- Directed by: James Broughton
- Release date: 1950;
- Running time: 12 minutes
- Country: United States
- Language: English

= The Adventures of Jimmy =

The Adventures of Jimmy is a 1950 American short experimental film directed by, and starring, James Broughton. It was Broughton's second film as sole director, following Mother's Day (1948), and was filmed by Art in Cinema founder Frank Stauffacher with an original musical score by Weldon Kees.

==Plot==
Jimmy (Broughton) is a woodsman who lives in a remote, mountain cabin. Several times he travels to the city in search of a wife, each time changing his appearance and clothing somewhat in hopes of improving his chances.

==Legacy==

The film reportedly combined elements of farce and slapstick with the emerging experimental film genre, and as such would have been considerably lighter fare than Broughton's prior collaboration with Sidney Peterson, The Potted Psalm (1946) or his own Mother's Day.

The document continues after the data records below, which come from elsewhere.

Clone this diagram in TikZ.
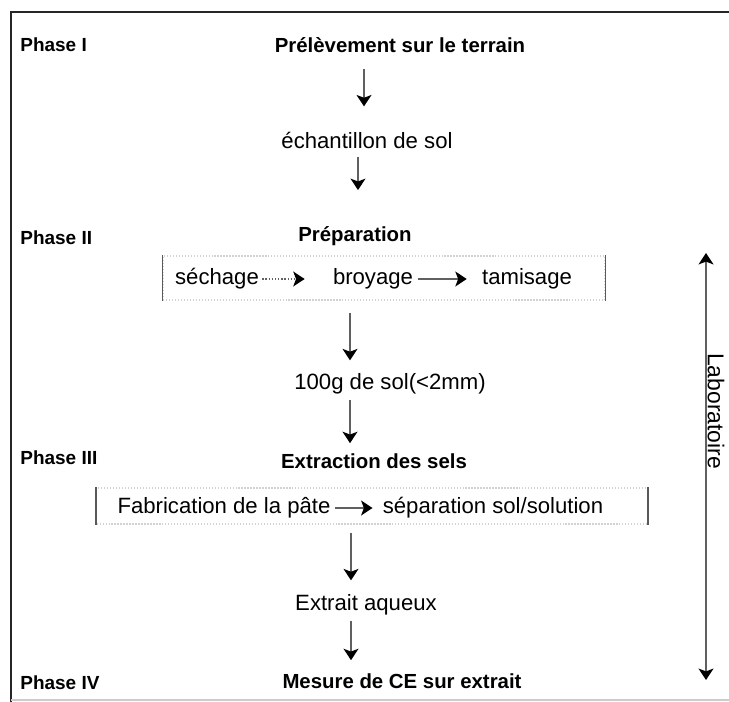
\documentclass[tikz,border=0pt]{standalone}
\usepackage{fontspec}
\setmainfont{Liberation Sans}
\usetikzlibrary{arrows.meta}

\tikzset{
  >={Stealth[length=6.5pt,width=8.5pt,inset=1.6pt,black]},
  phase/.style={anchor=west,inner sep=0pt,font=\fontsize{10.8}{13}\selectfont\bfseries},
  head/.style={inner sep=0pt,font=\fontsize{11.6}{14}\selectfont\bfseries},
  txt/.style={inner sep=0pt,font=\fontsize{12.6}{15}\selectfont},
  stagebox/.style={draw=gray!35,densely dotted,line width=0.7pt,inner sep=0pt},
  boxside/.style={draw=gray!70!black,line width=0.9pt},
  flow/.style={draw=gray!75!black,line width=0.8pt,->},
  dflow/.style={flow,densely dotted},
  labarrow/.style={draw=gray!75!black,line width=0.9pt,<->},
}

\begin{document}
\begin{tikzpicture}[x=0.02cm,y=-0.02cm]
\useasboundingbox (0,0) rectangle (729,702);
% frame
\draw[line width=1.6pt,black!85] (729,12) -- (11,12) -- (11,702);
\draw[line width=1.2pt,gray!40] (11,700) -- (729,700);

% phase labels
\node[phase] (p1) at (20,45) {Phase I};
\node[phase] (p2) at (20,238) {Phase II};
\node[phase] (p3) at (20,458) {Phase III};
\node[phase] (p4) at (20,683) {Phase IV};

% main column
\node[head] (terrain) at (400,45) {Prélèvement sur le terrain};
\node[txt] (echant) at (367,140) {échantillon de sol};
\node[head] (prep) at (355,236) {Préparation};
\node[stagebox,minimum width=8.84cm,minimum height=0.88cm] (prepbox) at (384,278) {};
\node[txt] (sech) at (217,279) {séchage};
\node[txt] (broy) at (373,279) {broyage};
\node[txt] (tami) at (527,279) {tamisage};
\node[txt] (sol) at (390,384) {100g de sol(<2mm)};
\node[head] (extr) at (374,461) {Extraction des sels};
\node[stagebox,minimum width=11.02cm,minimum height=0.72cm] (extrbox) at (372,506) {};
\node[txt] (fabr) at (224,508) {Fabrication de la pâte};
\node[txt] (sepa) at (493,508) {séparation sol/solution};
\node[txt] (aqueux) at (366,605) {Extrait aqueux};
\node[head] (mesure) at (402,681) {Mesure de CE sur extrait};

% box sides
\draw[boxside] (prepbox.north west) -- (prepbox.south west);
\draw[boxside] (prepbox.north east) -- (prepbox.south east);
\draw[boxside] (extrbox.north west) -- (extrbox.south west);
\draw[boxside] (extrbox.north east) -- (extrbox.south east);

% column positions of the vertical arrows
\coordinate (ca) at (364,0);
\coordinate (cb) at (358,0);
\coordinate (cc) at (350,0);
\coordinate (cd) at (351,0);

\draw[flow,shorten <=0.32cm,shorten >=0.5cm] (terrain.south -| ca) -- (echant.north -| ca);
\draw[flow,shorten <=0.16cm,shorten >=0.72cm] (echant.south -| cb) -- (prep.north -| cb);
\draw[flow,shorten <=0.24cm,shorten >=0.26cm] (prepbox.south -| cc) -- (sol.north -| cc);
\draw[flow,line width=1pt,shorten <=0.1cm,shorten >=0.2cm] (sol.south -| cc) -- (extr.north -| cc);
\draw[flow,shorten <=0.16cm,shorten >=0.28cm] (extrbox.south -| cd) -- (aqueux.north -| cd);
\draw[flow,line width=1pt,shorten <=0.1cm,shorten >=0.26cm] (aqueux.south -| cd) -- (mesure.north -| cd);

% arrows inside the boxes
\draw[dflow,shorten <=0.06cm,shorten >=0.56cm] (sech) -- (broy);
\draw[flow,shorten <=0.1cm,shorten >=0.3cm] (broy) -- (tami);
\draw[flow,shorten <=0.08cm,shorten >=0.2cm] (fabr) -- (sepa);

% laboratoire
\coordinate (labtop) at (706,253);
\coordinate (labbot) at (706,680);
\draw[labarrow] (labtop) -- (labbot);
\node[txt,rotate=-90,font=\fontsize{13}{15}\selectfont] (labo) at (716,411) {Laboratoire};
\end{tikzpicture}
\end{document}
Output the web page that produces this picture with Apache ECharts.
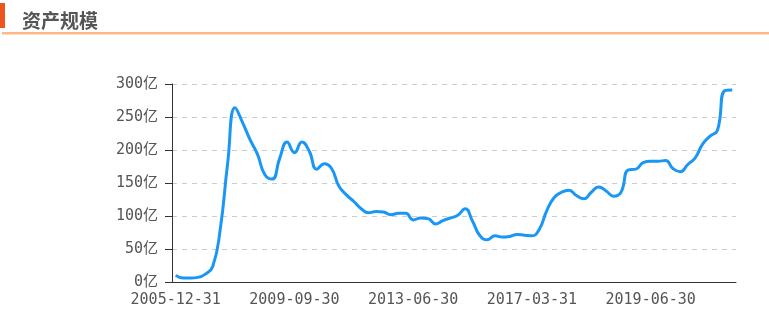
<!DOCTYPE html>
<html>
<head>
<meta charset="utf-8">
<script src="https://cdn.jsdelivr.net/npm/echarts@6/dist/echarts.min.js"></script>
<style>
html,body{margin:0;padding:0;background:#fff;}
#chart{width:769px;height:328px;}
</style>
</head>
<body>
<div id="chart"></div>
<script>
const titleText = '资产规模';
const categories = [
  '2005-12-31','2006-03-31','2006-06-30','2006-09-30','2006-12-31','2007-03-31','2007-06-30','2007-09-30',
  '2007-10-31','2007-12-31','2008-03-31','2008-06-30','2008-09-30','2008-12-31','2009-03-31','2009-06-30',
  '2009-09-30','2009-12-31','2010-03-31','2010-06-30','2010-09-30','2010-12-31','2011-03-31','2011-06-30',
  '2011-09-30','2011-12-31','2012-03-31','2012-06-30','2012-09-30','2012-12-31','2013-03-31','2013-05-31',
  '2013-06-30','2013-09-30','2013-12-31','2014-03-31','2014-06-30','2014-09-30','2014-12-31','2015-03-31',
  '2015-06-30','2015-09-30','2015-12-31','2016-03-31','2016-06-30','2016-09-30','2016-12-31','2017-01-31',
  '2017-03-31','2017-05-31','2017-06-30','2017-08-31','2017-09-30','2017-11-30','2017-12-31','2018-03-31',
  '2018-05-31','2018-06-30','2018-09-30','2018-11-30','2018-12-31','2019-02-28','2019-03-31','2019-05-31',
  '2019-06-30','2019-09-30','2019-12-31','2020-03-31','2020-06-30','2020-09-30','2020-12-31','2021-03-31',
  '2021-06-30','2021-09-30','2021-12-31','2022-03-31'
];
const assetValues = [
  10, 6, 6, 7, 12, 24, 80, 180,
  264, 242, 216, 194, 163, 156, 187, 212,
  196, 212, 198, 171, 179, 172, 145, 132,
  122, 111, 105, 107, 106, 102, 104, 104,
  94, 97, 96, 88, 93, 97, 101, 111,
  92, 70, 64, 70, 68, 69, 72, 71,
  70, 80, 108, 128, 136, 139, 131, 126,
  136, 144, 138, 130, 136, 170, 171, 181,
  183, 183, 184, 172, 167, 178, 188, 209,
  221, 230, 290, 291
];
const yTicks = [0, 50, 100, 150, 200, 250, 300];
const unit = '亿';

const chart = echarts.init(document.getElementById('chart'), null, {renderer: 'canvas'});
const labelFont = "'DejaVu Sans Mono', 'Noto Sans CJK SC', monospace";
chart.setOption({
  animation: false,
  backgroundColor: '#fff',
  title: {
    text: titleText,
    left: 17, top: 6,
    textStyle: {fontSize: 19, fontWeight: 'bold', color: '#555', fontFamily: "'Noto Sans CJK SC', sans-serif"}
  },
  graphic: [
    {type: 'rect', left: 0, top: 3, shape: {width: 5, height: 25}, style: {fill: '#ec5420'}},
    {type: 'rect', left: 2, top: 32, shape: {width: 767, height: 2.5}, style: {fill: '#ffb787'}}
  ],
  grid: {left: 172, right: 33, top: 84, bottom: 46},
  xAxis: {
    type: 'category',
    data: categories,
    boundaryGap: true,
    axisLine: {lineStyle: {color: '#333', width: 1}},
    axisTick: {interval: 15, length: 5, lineStyle: {color: '#333'}},
    axisLabel: {interval: 15, margin: 11, color: '#555', fontSize: 15, fontFamily: labelFont},
    splitLine: {show: false}
  },
  yAxis: {
    type: 'value',
    min: yTicks[0], max: yTicks[yTicks.length - 1], interval: 50,
    axisLine: {show: true, lineStyle: {color: '#333', width: 1}},
    axisTick: {show: true, length: 7, lineStyle: {color: '#333'}},
    axisLabel: {margin: 14, color: '#555', fontSize: 15, fontFamily: labelFont, formatter: '{value}' + unit},
    splitLine: {show: true, lineStyle: {type: [5, 5], color: '#ccc', width: 1}}
  },
  series: [{
    type: 'line',
    data: assetValues,
    smooth: true,
    showSymbol: false,
    symbol: 'none',
    lineStyle: {color: '#1a97f5', width: 3},
    itemStyle: {color: '#1a97f5'}
  }]
});
</script>
</body>
</html>
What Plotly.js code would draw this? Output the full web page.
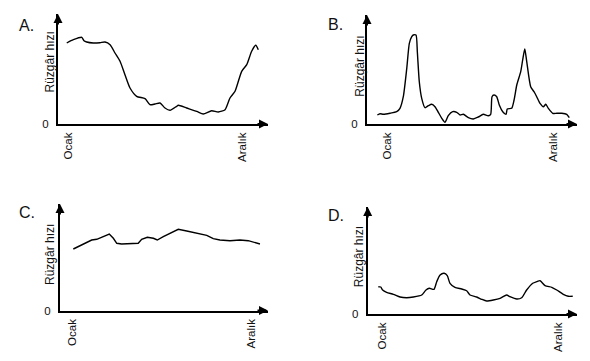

Although Broughton was no longer including it in his touring film programs by the late 1970s, at that time The Adventures of Jimmy was still available for rental from the Film-Makers' Cooperative and Canyon Cinema. At some point the title was withdrawn from circulation, and The Adventures of Jimmy has become a very difficult title to see; regrettable, as it contains the film score by Weldon Kees. Kees was primarily a poet, painter and short story author whose music making is only sparsely documented.